Abbiamo un legame particolare con la terra tanto da rispettare le tradizioni e la storia ad essa legate. Come quella di San Martino.
Il giorno di San Martino è sempre stato atteso dai contadini della nostra zona come il momento del rendiconto e del bilancio di tutta la stagione agricola. I contratti stipulati tra coloni e proprietari delle terre, “i paroni”, avevano termine a novembre, così come entro quel giorno dovevano essere saldati i conti e pagati i canoni.
Così il giorno di S. Martino concludeva il lavoro di tutti i protagonisti della vita contadina: coloni, fittabili, fattori e proprietari potevano a quella data trarre il bilancio dell’anno di attività. D’altro canto il rinnovo dei vecchi contratti, e la stipulazione dei nuovi, doveva essere fatta quando ancora la terra si prestava ad essere lavorata e seminata per la stagione successiva.
Ai coloni in particolare S. Martino poteva non essere affatto amico: frequenti erano i casi di scissione dei contratti agrari, a causa sia di insuccessi nel raccolto che di desiderio di migliorare le proprie condizioni. Ed allora tutta la famiglia colonica traslocava, magari da un cortile all’altro dello stesso paese, o anche da una zona all’altra della pianura, portando le poche masserizie che avrebbero arredato la nuova casa.

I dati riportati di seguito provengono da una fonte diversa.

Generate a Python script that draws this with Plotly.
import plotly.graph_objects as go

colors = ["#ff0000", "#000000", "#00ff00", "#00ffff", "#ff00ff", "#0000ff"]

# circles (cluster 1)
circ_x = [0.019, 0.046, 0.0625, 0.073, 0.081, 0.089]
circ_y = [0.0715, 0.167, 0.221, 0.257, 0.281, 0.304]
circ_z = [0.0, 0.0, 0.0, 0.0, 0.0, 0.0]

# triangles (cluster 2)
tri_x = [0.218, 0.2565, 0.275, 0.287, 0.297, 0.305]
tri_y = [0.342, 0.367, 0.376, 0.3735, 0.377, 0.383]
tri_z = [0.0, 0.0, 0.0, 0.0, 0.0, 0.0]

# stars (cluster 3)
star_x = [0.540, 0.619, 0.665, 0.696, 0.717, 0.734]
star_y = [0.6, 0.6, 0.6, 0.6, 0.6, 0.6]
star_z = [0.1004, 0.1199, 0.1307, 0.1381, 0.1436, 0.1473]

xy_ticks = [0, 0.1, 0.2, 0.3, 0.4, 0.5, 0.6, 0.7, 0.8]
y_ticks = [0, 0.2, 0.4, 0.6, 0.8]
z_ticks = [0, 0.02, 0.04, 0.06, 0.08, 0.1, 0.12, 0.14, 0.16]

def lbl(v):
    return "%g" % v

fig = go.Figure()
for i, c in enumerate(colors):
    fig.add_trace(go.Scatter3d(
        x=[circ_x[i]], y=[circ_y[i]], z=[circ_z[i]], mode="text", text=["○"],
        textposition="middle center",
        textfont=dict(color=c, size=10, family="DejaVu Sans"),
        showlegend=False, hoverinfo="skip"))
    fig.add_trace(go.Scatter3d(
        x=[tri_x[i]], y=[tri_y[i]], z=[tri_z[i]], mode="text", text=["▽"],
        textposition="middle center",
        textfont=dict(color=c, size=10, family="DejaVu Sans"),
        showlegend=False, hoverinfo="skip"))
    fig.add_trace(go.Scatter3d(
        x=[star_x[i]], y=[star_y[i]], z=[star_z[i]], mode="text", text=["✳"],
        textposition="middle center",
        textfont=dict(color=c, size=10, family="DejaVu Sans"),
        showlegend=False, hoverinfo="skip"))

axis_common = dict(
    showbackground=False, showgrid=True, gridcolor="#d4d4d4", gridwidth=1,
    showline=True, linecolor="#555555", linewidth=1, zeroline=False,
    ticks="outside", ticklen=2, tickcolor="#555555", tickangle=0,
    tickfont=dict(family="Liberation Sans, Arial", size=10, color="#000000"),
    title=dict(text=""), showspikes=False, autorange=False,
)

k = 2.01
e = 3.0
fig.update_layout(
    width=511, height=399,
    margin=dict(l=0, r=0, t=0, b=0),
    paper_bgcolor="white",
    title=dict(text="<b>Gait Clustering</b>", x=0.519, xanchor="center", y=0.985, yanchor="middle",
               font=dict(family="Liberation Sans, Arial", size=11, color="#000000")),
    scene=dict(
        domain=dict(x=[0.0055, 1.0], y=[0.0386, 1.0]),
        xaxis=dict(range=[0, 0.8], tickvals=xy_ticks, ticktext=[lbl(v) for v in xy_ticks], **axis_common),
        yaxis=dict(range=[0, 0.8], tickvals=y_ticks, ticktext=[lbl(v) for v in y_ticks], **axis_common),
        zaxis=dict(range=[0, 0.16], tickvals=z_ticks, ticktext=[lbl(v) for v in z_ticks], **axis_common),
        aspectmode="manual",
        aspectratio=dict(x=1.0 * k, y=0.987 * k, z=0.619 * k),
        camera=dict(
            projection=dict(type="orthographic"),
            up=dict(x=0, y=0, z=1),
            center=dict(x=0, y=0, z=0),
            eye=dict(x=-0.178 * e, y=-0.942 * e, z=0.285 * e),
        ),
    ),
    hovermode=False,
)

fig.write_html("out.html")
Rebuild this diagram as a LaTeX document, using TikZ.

Fare “san martino” divenne così espressione proverbiale, ed il continuo bisogno di traslocare, in un popolo tradizionalmente legato alle proprie radici, non aveva certo un significato positivo. Anzi, in alcuni periodi, quando i raccolti non erano stati dei migliori riducevano i contadini alla miseria, S. Martino era atteso con terrore, perchè poteva significare la perdita dell’alloggio e dei pochi beni di cui la famiglia disponeva.
Ma la storia del Santo che ha segnato le tradizioni contadine parte da molto distante tra leggenda e qualche documento. Martino nacque intorno al 316-17 a Sabaria Sicca, l’odierna Szombathely, in Ungheria. Trascorse la sua infanzia a Pavia, la città dove fu trasferito suo padre per ragioni militari.

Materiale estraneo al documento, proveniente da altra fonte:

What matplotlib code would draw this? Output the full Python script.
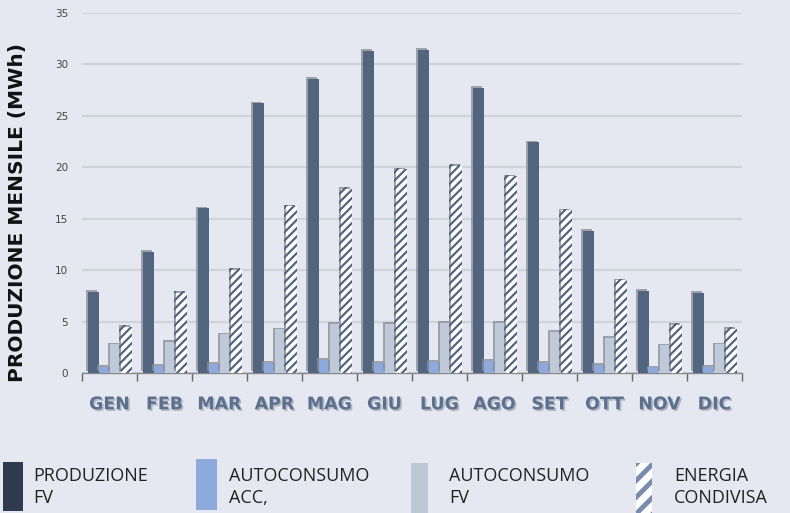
import matplotlib
matplotlib.use("Agg")
import matplotlib.pyplot as plt
import matplotlib.patheffects as pe
from matplotlib.patches import Rectangle
import numpy as np

months = ["GEN", "FEB", "MAR", "APR", "MAG", "GIU", "LUG", "AGO", "SET", "OTT", "NOV", "DIC"]
produzione_fv = [7.9, 11.8, 16.0, 26.2, 28.6, 31.3, 31.4, 27.7, 22.4, 13.8, 8.0, 7.8]
autoconsumo_acc = [0.6, 0.7, 0.9, 1.0, 1.3, 1.0, 1.1, 1.2, 1.0, 0.8, 0.55, 0.6]
autoconsumo_fv = [2.8, 3.0, 3.75, 4.25, 4.8, 4.8, 4.9, 4.9, 4.0, 3.4, 2.7, 2.8]
energia_condivisa = [4.5, 7.8, 10.0, 16.2, 17.9, 19.8, 20.1, 19.1, 15.8, 9.0, 4.7, 4.3]
legend_labels = ["PRODUZIONE\nFV", "AUTOCONSUMO\nACC,", "AUTOCONSUMO\nFV", "ENERGIA\nCONDIVISA"]
y_ticks = [0, 5, 10, 15, 20, 25, 30, 35]

BG = "#e5e8f0"
C_PROD = "#52657f"
C_ACC = "#8eaadc"
C_FV = "#c0c9d8"
C_HATCH = "#52657f"

plt.rcParams["hatch.linewidth"] = 1.6

W, H = 790, 513
fig = plt.figure(figsize=(W / 100, H / 100), dpi=100, facecolor=BG)
ax = fig.add_axes([82 / W, (H - 373) / H, 660 / W, (373 - 12.7) / H])
ax.set_facecolor(BG)

x = np.arange(len(months))
bw = 0.2
shadow = [pe.SimplePatchShadow(offset=(-1.2, 1.2), shadow_rgbFace="#8a8f99", alpha=0.8), pe.Normal()]

series = [produzione_fv, autoconsumo_acc, autoconsumo_fv, energia_condivisa]
for i, vals in enumerate(series):
    pos = x - 0.3 + i * bw
    if i < 3:
        col = [C_PROD, C_ACC, C_FV][i]
        bars = ax.bar(pos, vals, bw, color=col, linewidth=0, zorder=3)
    else:
        bars = ax.bar(pos, vals, bw, facecolor="white", edgecolor=C_HATCH, hatch="////", linewidth=0, zorder=3)
    for b in bars:
        b.set_path_effects(shadow)

ax.set_xlim(-0.5, len(months) - 0.5)
ax.set_ylim(0, 35)
ax.set_yticks(y_ticks)
ax.set_yticklabels([str(t) for t in y_ticks], fontsize=7.5, color="#444444")
ax.tick_params(axis="y", length=0, pad=10)
ax.grid(axis="y", color="#cfd3da", linewidth=1.6, zorder=0)
ax.set_axisbelow(True)

ax.set_xticks(x)
ax.set_xticklabels(months, fontsize=12.5, fontweight="bold", color="#5b6f8e")
for lbl in ax.get_xticklabels():
    lbl.set_path_effects([pe.withSimplePatchShadow(offset=(1.2, -1.2), shadow_rgbFace="#9aa0aa", alpha=0.7)])
ax.tick_params(axis="x", which="major", length=0, pad=16)
ax.set_xticks(np.arange(-0.5, len(months), 1.0), minor=True)
ax.tick_params(axis="x", which="minor", length=6, color="#666666", width=1, direction="out")

for s in ["top", "right", "left"]:
    ax.spines[s].set_visible(False)
ax.spines["bottom"].set_color("#888888")
ax.spines["bottom"].set_linewidth(1.0)

fig.text(18 / W, 1 - 212 / H, "PRODUZIONE MENSILE (MWh)", rotation=90, ha="center", va="center",
         fontsize=14.5, fontweight="bold", color="#111111")

# Legend (manual)
legend_fonts = dict(fontsize=13, family="Open Sans", color="#222222", linespacing=1.25)
patches = [
    (3, 462, 20, 49, dict(facecolor="#2e3a4d")),
    (196, 459, 21, 51, dict(facecolor="#8eaadc")),
    (411, 463, 17, 50, dict(facecolor="#bec7d5")),
    (636, 463, 16, 50, dict(facecolor="white", edgecolor="#7a8cae", hatch="//")),
]
text_x = [33, 229, 449, 674]
for (px, py, pw, ph, kw), tx, lab in zip(patches, text_x, legend_labels):
    r = Rectangle((px / W, 1 - (py + ph) / H), pw / W, ph / H, transform=fig.transFigure,
                  linewidth=0, **kw)
    if "hatch" in kw:
        try:
            r.set_hatch_linewidth(3.5)
        except Exception:
            pass
    fig.patches.append(r)
    fig.text(tx / W, 1 - 487 / H, lab, ha="left", va="center", **legend_fonts)

fig.savefig("out.png", dpi=100, facecolor=BG)
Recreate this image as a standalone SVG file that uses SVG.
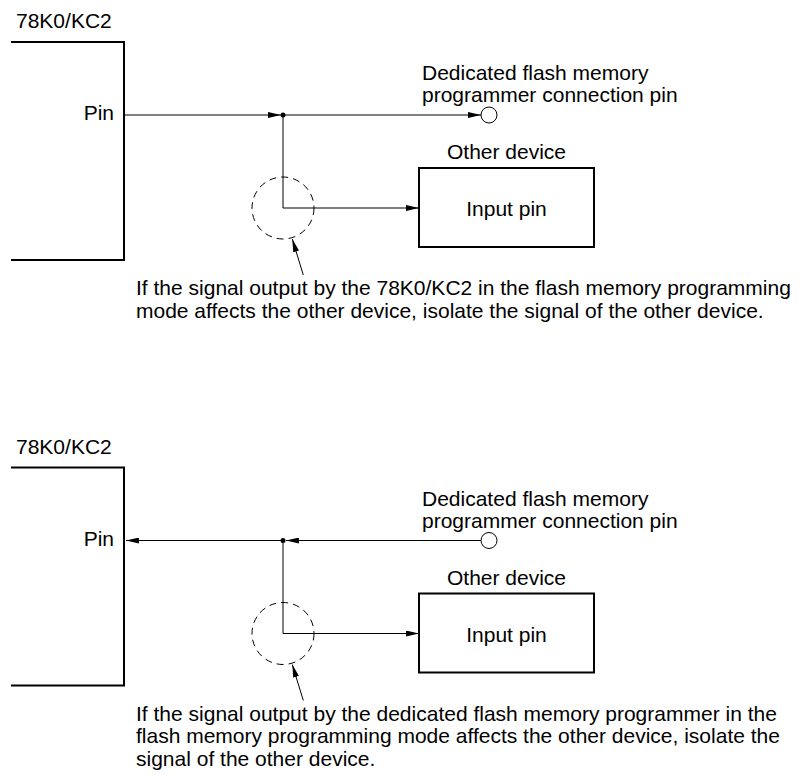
<svg xmlns="http://www.w3.org/2000/svg" width="798" height="775" viewBox="0 0 798 775">
  <style>
    text { font-family: "Liberation Sans", Arial, Helvetica, sans-serif; font-size: 21px; fill: #000; }
    .thick { fill: none; stroke: #000; stroke-width: 2; }
    .wire { fill: none; stroke: #000; stroke-width: 1; }
    .dash { fill: none; stroke: #000; stroke-width: 1; stroke-dasharray: 7 5; }
    .pin { fill: #fff; stroke: #000; stroke-width: 1; }
    .mid { text-anchor: middle; }
    .end { text-anchor: end; }
  </style>
  <defs>
    <marker id="ah" markerUnits="userSpaceOnUse" markerWidth="13" markerHeight="6" refX="13" refY="3" orient="auto">
      <path d="M0,0 L13,3 L0,6 z" fill="#000"/>
    </marker>
  </defs>

  <!-- Diagram 1 -->
  <g id="chip1">
    <path class="thick" d="M11,42 H124 V260 H11"/>
    <text x="16" y="28">78K0/KC2</text>
    <text class="end" x="114" y="120">Pin</text>
  </g>
  <g id="progpin1">
    <circle class="pin" cx="489" cy="115" r="8"/>
    <text x="422" y="80">Dedicated flash memory</text>
    <text x="422" y="102">programmer connection pin</text>
  </g>
  <g id="other1">
    <rect class="thick" x="419" y="168" width="175" height="79"/>
    <text class="mid" x="506.5" y="159">Other device</text>
    <text class="mid" x="506.5" y="216">Input pin</text>
  </g>
  <g id="isolate1">
    <circle class="dash" cx="283" cy="208" r="31"/>
  </g>
  <g id="note1">
    <text x="136" y="295">If the signal output by the 78K0/KC2 in the flash memory programming</text>
    <text x="136" y="317.5">mode affects the other device, isolate the signal of the other device.</text>
  </g>

  <!-- Diagram 2 -->
  <g id="chip2">
    <path class="thick" d="M11,467.5 H124 V685.5 H11"/>
    <text x="16" y="453.5">78K0/KC2</text>
    <text class="end" x="114" y="545.5">Pin</text>
  </g>
  <g id="progpin2">
    <circle class="pin" cx="489" cy="540.5" r="8"/>
    <text x="422" y="505.5">Dedicated flash memory</text>
    <text x="422" y="527.5">programmer connection pin</text>
  </g>
  <g id="other2">
    <rect class="thick" x="419" y="593.5" width="175" height="79"/>
    <text class="mid" x="506.5" y="584.5">Other device</text>
    <text class="mid" x="506.5" y="641.5">Input pin</text>
  </g>
  <g id="isolate2">
    <circle class="dash" cx="283" cy="633.5" r="31"/>
  </g>
  <g id="note2">
    <text x="136" y="720.5">If the signal output by the dedicated flash memory programmer in the</text>
    <text x="136" y="743">flash memory programming mode affects the other device, isolate the</text>
    <text x="136" y="765.5">signal of the other device.</text>
  </g>

  <g id="connectors">
    <!-- diagram 1 -->
    <line class="wire" x1="125" y1="115" x2="281" y2="115" marker-end="url(#ah)"/>
    <line class="wire" x1="283" y1="115" x2="481" y2="115" marker-end="url(#ah)"/>
    <path class="wire" d="M283,115 V208 H419" marker-end="url(#ah)"/>
    <circle cx="283" cy="115" r="2.5" fill="#000"/>
    <line class="wire" x1="303.3" y1="275" x2="292.3" y2="239" marker-end="url(#ah)"/>
    <!-- diagram 2 -->
    <line class="wire" x1="481" y1="540.5" x2="286" y2="540.5" marker-end="url(#ah)"/>
    <line class="wire" x1="283" y1="540.5" x2="126" y2="540.5" marker-end="url(#ah)"/>
    <path class="wire" d="M283,540.5 V633.5 H419" marker-end="url(#ah)"/>
    <circle cx="283" cy="540.5" r="2.5" fill="#000"/>
    <line class="wire" x1="303.3" y1="700.5" x2="292.3" y2="664.5" marker-end="url(#ah)"/>
  </g>
</svg>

Martino, incontrò un mendicante seminudo per strada. Vedendolo molto sofferente per il freddo, Martino, decise di compiere un gesto di solidarietà e generosità: tagliò in due il suo mantello con la sua spada e ne condivise una metà con l’uomo. La notte seguente, a Martino, comparve in sogno Gesù che indossava la metà del suo mantello militare e che disse agli angeli che un soldato dell’esercito romano, neanche battezzato, lo aveva vestito. Una volta sveglio Martino vide che il suo mantello era integro e, stupito, lo conservò come reliquia.
Questo episodio colpì così tanto Martino che la Pasqua successiva decise di battezzarsi e diventare, così, cristiano e dopo vent’anni nell’esercito, a quarant’anni, decise di lasciare la carriera militare e dedicare la sua vita alla fede e alla lotta contro l’eresia ariana. Dopo un periodo da eremita e da monaco, fondò un monastero e divenne vescovo di Tours dedicando la sua vita alla professione della fede.
Martino morì l’8 novembre del 397 a Candes-Saint-Martin e, oggi, viene festeggiato l’11 novembre, giorno del suo funerale.